Authored by Chetan Ahya, Morgan Stanley global head of economics
Amid market volatility and continued downside surprises in global growth, investors are focusing on the Fed and China. Regarding the Fed, the issue is whether and when it could signal potential changes in balance sheet normalisation (as it has on the policy rate path). On China, the question is when growth could stabilise. We think policy-makers will take the actions necessary to manage their countries’ respective growth trajectories. We believe that China’s growth will bottom in 1Q19, while the Fed has begun to signal some flexibility on its balance sheet policy, if there is a material deterioration in the growth outlook.
The Fed has altered its policy trajectory on rates, but not yet on the balance sheet. Despite robust trailing consumption growth and strong labour market dynamics, the US economy is unlikely to remain immune to slowing global growth. In addition, the recent tightening in financial conditions has affected capex intentions, and we expect the impact of fiscal stimulus on growth to fade in 2019. Recognising this slower growth environment, the Fed has signalled its flexibility on the policy rate path. However, the Fed has not yet given a clear signal on when the balance sheet reduction would end.

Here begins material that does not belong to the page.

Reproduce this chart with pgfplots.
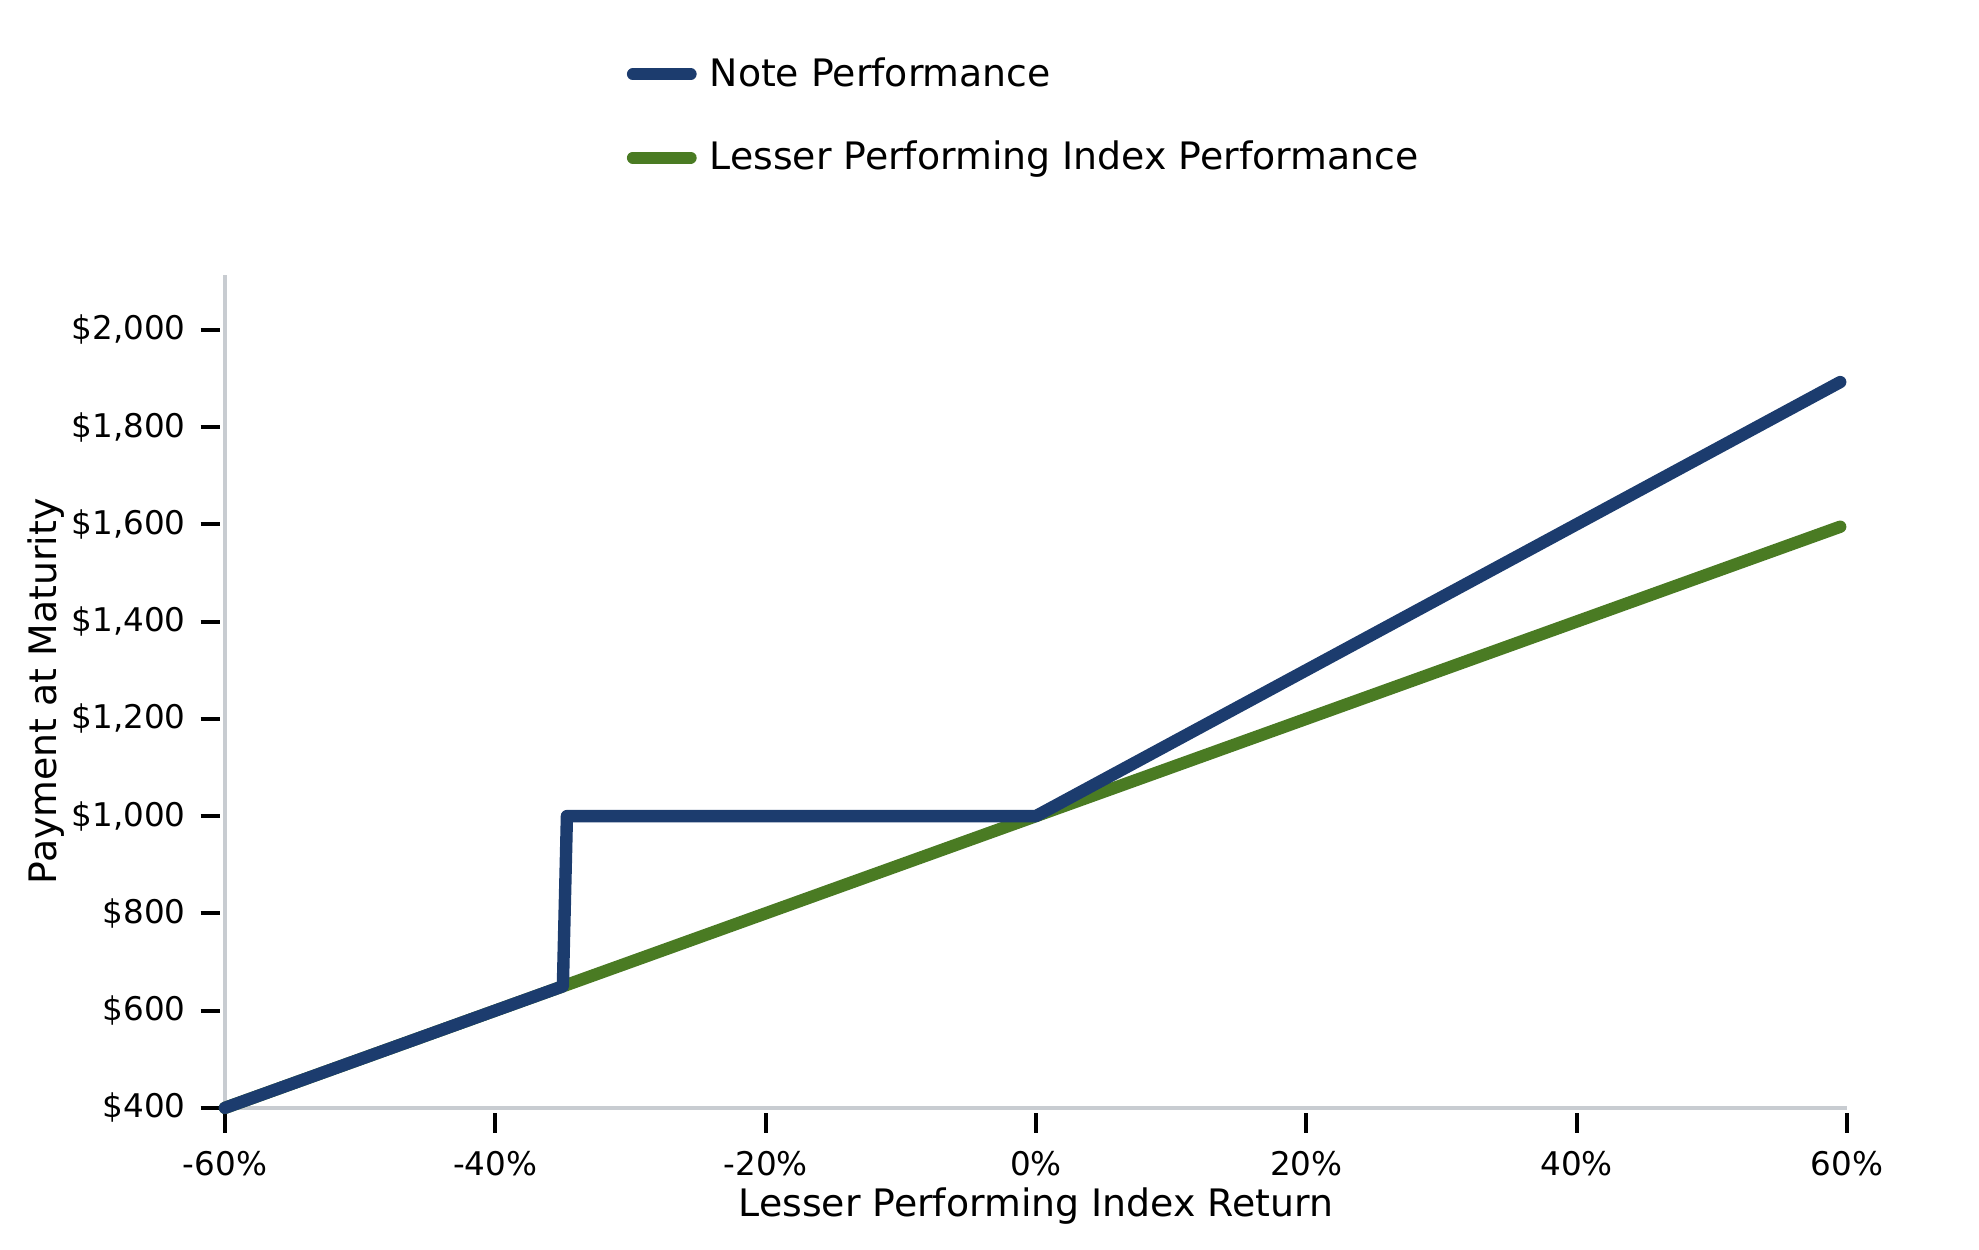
\documentclass[border=0pt]{standalone}
\usepackage{fontspec}
\setmainfont{DejaVu Sans}
\usepackage{pgfplots}
\pgfplotsset{compat=1.18}
\usetikzlibrary{calc}
\definecolor{noteblue}{HTML}{1C3C6E}
\definecolor{idxgreen}{HTML}{4A7B23}
\definecolor{spine}{HTML}{C8CCD1}
\newcommand{\bigf}{\fontsize{11.6}{14}\selectfont}
\newcommand{\tickf}{\fontsize{10}{12}\selectfont}
\begin{document}
\begin{tikzpicture}
\begin{axis}[
  name=ax,
  scale only axis,
  width=497.5pt, height=255.5pt,
  xmin=-60, xmax=60, ymin=400, ymax=2113,
  axis x line*=bottom, axis y line*=left,
  axis line style={draw=spine, line width=1.2pt, -},
  tick align=outside,
  major tick length=6pt,
  xtick={-60,-40,-20,0,20,40,60},
  ytick={400,600,800,1000,1200,1400,1600,1800,2000},
  xtick style={draw=black, line width=1.2pt, yshift=-1.7pt},
  ytick style={draw=black, line width=1.2pt, xshift=-1.5pt},
  minor tick num=0,
  tick label style={font=\tickf},
  /pgf/number format/assume math mode=true,
  /pgf/number format/1000 sep={,},
  xticklabel={\pgfmathprintnumber{\tick}\%},
  yticklabel={\$\pgfmathprintnumber{\tick}},
  xticklabel shift=3.8pt,
  yticklabel shift=2.5pt,
  xlabel={Lesser Performing Index Return},
  ylabel={Payment at Maturity},
  label style={font=\bigf},
  xlabel style={at={(axis description cs:0.5,-0.1175)}, anchor=center},
  ylabel style={at={(axis description cs:-0.1100,0.5)}, anchor=center, rotate=0},
  clip=false,
  reverse legend,
  legend cell align=left,
  legend style={draw=none, fill=none, inner sep=0pt, font=\bigf,
    at={(axis description cs:0.2474,1.1908)}, anchor=west,
    row sep=11.3pt,
    /tikz/every odd column/.append style={column sep=2pt}},
  legend image code/.code={\draw[#1, line width=3.6pt, line cap=round, mark=none] (0pt,0pt) -- (17.8pt,0pt);},
]
\addplot[idxgreen, line width=3.8pt, line join=round, line cap=round] coordinates {
(-60,400)(-59,410)(-58,420)(-57,430)(-56,440)(-55,450)(-54,460)(-53,470)(-52,480)(-51,490)
(-50,500)(-49,510)(-48,520)(-47,530)(-46,540)(-45,550)(-44,560)(-43,570)(-42,580)(-41,590)
(-40,600)(-39,610)(-38,620)(-37,630)(-36,640)(-35,650)(-34,660)(-33,670)(-32,680)(-31,690)
(-30,700)(-29,710)(-28,720)(-27,730)(-26,740)(-25,750)(-24,760)(-23,770)(-22,780)(-21,790)
(-20,800)(-19,810)(-18,820)(-17,830)(-16,840)(-15,850)(-14,860)(-13,870)(-12,880)(-11,890)
(-10,900)(-9,910)(-8,920)(-7,930)(-6,940)(-5,950)(-4,960)(-3,970)(-2,980)(-1,990)
(0,1000)(1,1010)(2,1020)(3,1030)(4,1040)(5,1050)(6,1060)(7,1070)(8,1080)(9,1090)
(10,1100)(11,1110)(12,1120)(13,1130)(14,1140)(15,1150)(16,1160)(17,1170)(18,1180)(19,1190)
(20,1200)(21,1210)(22,1220)(23,1230)(24,1240)(25,1250)(26,1260)(27,1270)(28,1280)(29,1290)
(30,1300)(31,1310)(32,1320)(33,1330)(34,1340)(35,1350)(36,1360)(37,1370)(38,1380)(39,1390)
(40,1400)(41,1410)(42,1420)(43,1430)(44,1440)(45,1450)(46,1460)(47,1470)(48,1480)(49,1490)
(50,1500)(51,1510)(52,1520)(53,1530)(54,1540)(55,1550)(56,1560)(57,1570)(58,1580)(59,1590)
(59.5,1595)
};
\addlegendentry{Lesser Performing Index Performance}
\addplot[noteblue, line width=3.8pt, line join=round, line cap=round] coordinates {
(-60,400)(-59,410)(-58,420)(-57,430)(-56,440)(-55,450)(-54,460)(-53,470)(-52,480)(-51,490)
(-50,500)(-49,510)(-48,520)(-47,530)(-46,540)(-45,550)(-44,560)(-43,570)(-42,580)(-41,590)
(-40,600)(-39,610)(-38,620)(-37,630)(-36,640)(-35,650)
(-34.7,1000)
(0,1000)(1,1015)(2,1030)(3,1045)(4,1060)(5,1075)(6,1090)(7,1105)(8,1120)(9,1135)
(10,1150)(11,1165)(12,1180)(13,1195)(14,1210)(15,1225)(16,1240)(17,1255)(18,1270)(19,1285)
(20,1300)(21,1315)(22,1330)(23,1345)(24,1360)(25,1375)(26,1390)(27,1405)(28,1420)(29,1435)
(30,1450)(31,1465)(32,1480)(33,1495)(34,1510)(35,1525)(36,1540)(37,1555)(38,1570)(39,1585)
(40,1600)(41,1615)(42,1630)(43,1645)(44,1660)(45,1675)(46,1690)(47,1705)(48,1720)(49,1735)
(50,1750)(51,1765)(52,1780)(53,1795)(54,1810)(55,1825)(56,1840)(57,1855)(58,1870)(59,1885)
(59.5,1892.5)
};
\addlegendentry{Note Performance}
\coordinate (SW) at (rel axis cs:0,0);
\coordinate (NE) at (rel axis cs:1,1);
\end{axis}
\pgfresetboundingbox
\path ($(SW)+(-69pt,-43.55pt)$) rectangle ($(NE)+(40.5pt,84.3pt)$);
\end{tikzpicture}
\end{document}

The normalisation process has not been as smooth as assumed. The Fed had anticipated that once it announced the path of balance sheet normalisation, markets would discount that “passive and predictable” pathway and that the process would be akin to “watching paint dry”.
However, we see the challenge as follows:
(1) Even though the Fed communicated the pace of the unwind well ahead of its start, uncertainty remains as regards the final, optimal size of the Fed’s balance sheet. Moreover, we believe investors are concerned that the Fed has remained on a set course, even though the US and global growth outlook has weakened.
(2) The normalisation process also appears to have had a greater-than-expected impact on asset and financial markets via the portfolio balance channel. In his remarks on Friday, Chair Powell indicated that he does not believe that the balance sheet normalisation process “is an important part of the story of the market turbulence that began in the fourth quarter last year”. However, as my colleague Vishwanath Tirupattur noted in this publication a few weeks back, shrinking the Fed’s balance sheet has produced cracks in various asset and credit markets. Indeed, US high yield credit spreads are at their widest in 30 months, and financial conditions are the tightest in 17 months.
We think that sustained tightening of financial conditions can be the trigger for change. New York Fed President Williams indicated in December that the FOMC could be open to altering the path of balance sheet reduction if the outlook were to deteriorate considerably. Chair Powell also acknowledged this possibility in his remarks on Friday. If financial conditions continue to tighten, we believe the Fed could (a) acknowledge the impact of balance sheet reduction (via the portfolio balance channel) on broader financial conditions and (b) hint at an early end to the process. (We expect the minutes of the previous FOMC meeting, to be released on January 9, to reveal that not all FOMC participants agree that the runoff has proceeded smoothly). Policy-makers have ample opportunity to further calibrate their response: Chair Powell and Vice-Chair Clarida are slated to appear this week.
Growth in China has decelerated over the course of 2H18, persistently surprising on the downside in recent months. While policy-makers have responded by stepping up the pace of easing efforts, investors remain concerned that these measures are not enough to stabilise growth.
The degree and nature of easing has been different in this cycle. Policy-makers in China have made a concerted effort to maintain financial stability. While they have eased in reaction to rising external uncertainties, maintaining the objective of controlling financial stability risks has kept them from moving too aggressively. What’s more, easing measures have aimed at encouraging private sector spending, but weak private sector sentiment (dampened further by trade tensions) has prevented spending from picking up.
We expect China’s growth to bottom in 1Q19. Past easing measures have not yet stabilised growth. We think policy-makers are focused on the growth outcome and will calibrate their response as necessary. Indeed, they have recently taken a different tack, front-loading the issuance of a temporary quota of local government bonds before the annual budgets are finalised (by March). We expect further monetary and fiscal easing to lift broad credit growth to 12.5% from 10.6% currently (the latest move being the 100bp cut in RRR), and the cumulative fiscal easing could result in a 1.5pp of GDP increase in the augmented fiscal deficit. Moreover, there has been some progress reported in bilateral trade negotiations, lowering the chances of escalation beyond March 1. Both of these factors will help investor sentiment and the growth trajectory.
Watch for a shift from the Fed and stabilisation in China. We think the Fed could signal its flexibility around the balance sheet normalisation process in the coming weeks and China’s growth will stabilise in 2Q19. However, until we get an all clear on both fronts, the risk is that the macro backdrop for markets could remain challenging.